Monday, Jun. 02, 1924

Notes

Empire Day (May 24), birthday of Queen Victoria, and since 1903 a patriotic holiday, passed off with the usual parades and numerous renditions of Rule Britannia and God Save the King. The following Sunday, a great thanksgiving service was held in the stadium of the British Empire Exhibition. King George and Queen Mary attended in state; numerous symbolic processions filed past them; one was led by the Archbishop of Canterbury and some half dozen Bishops.

In the Chapel of Henry VII at Westminster Abbey, the ancient ceremony of "redeeming the sword" was held by the Knights of the Grand Cross of The Most Honorable Order of The Bath, created in 1399 by Henry IV. The ceremony takes place on the installation of new Knights. Ten Knights (Earl Beatty, Earl Haig, Earl of Ypres, Lord Southborough, Lord Chalmers, General Sir William Mackinnon, Sir George Buchanan, Viscount Esher, Sir Joseph Ridgeway, Lord Stamfordham) in plumed caps, wondrously colored robes, wearing massive gold chains and bejeweled stars, offered their swords to the Dean of West minster, and made the vow to "Love the King. Defend him and his right; defend maidens, widows and orphans in their rights. Suffer no extortion. Hold the order in as great honor as ever it was."
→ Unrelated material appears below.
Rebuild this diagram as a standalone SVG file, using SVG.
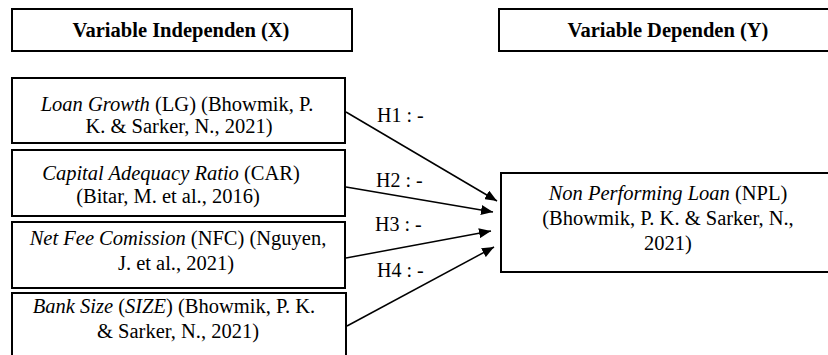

Said one Dr. T. H. Corkery in a report to the Devon Education Committee : "The rural child has lost its heritage to the child bred in the country. Formerly one pictured the country child with a chubby face, pink cheeks, bright eyes and sturdy figure. Now you find many of the children in country schools are pale-faced, anemic."

At Sotheby's, famed London auctioneers, was sold Robinson Crusoe's gun for $937. The arm belonged to Alexander Selkirk, upon whose adventures (from 1704-1709) Defoe based the story of Robinson Crusoe.

Unemployment in Britain subsided to 1,026,100 persons on May 12, according to figures just published. This is 259,523 less than at the beginning of the year and a reduction of 14,560 over the figures of the previous week.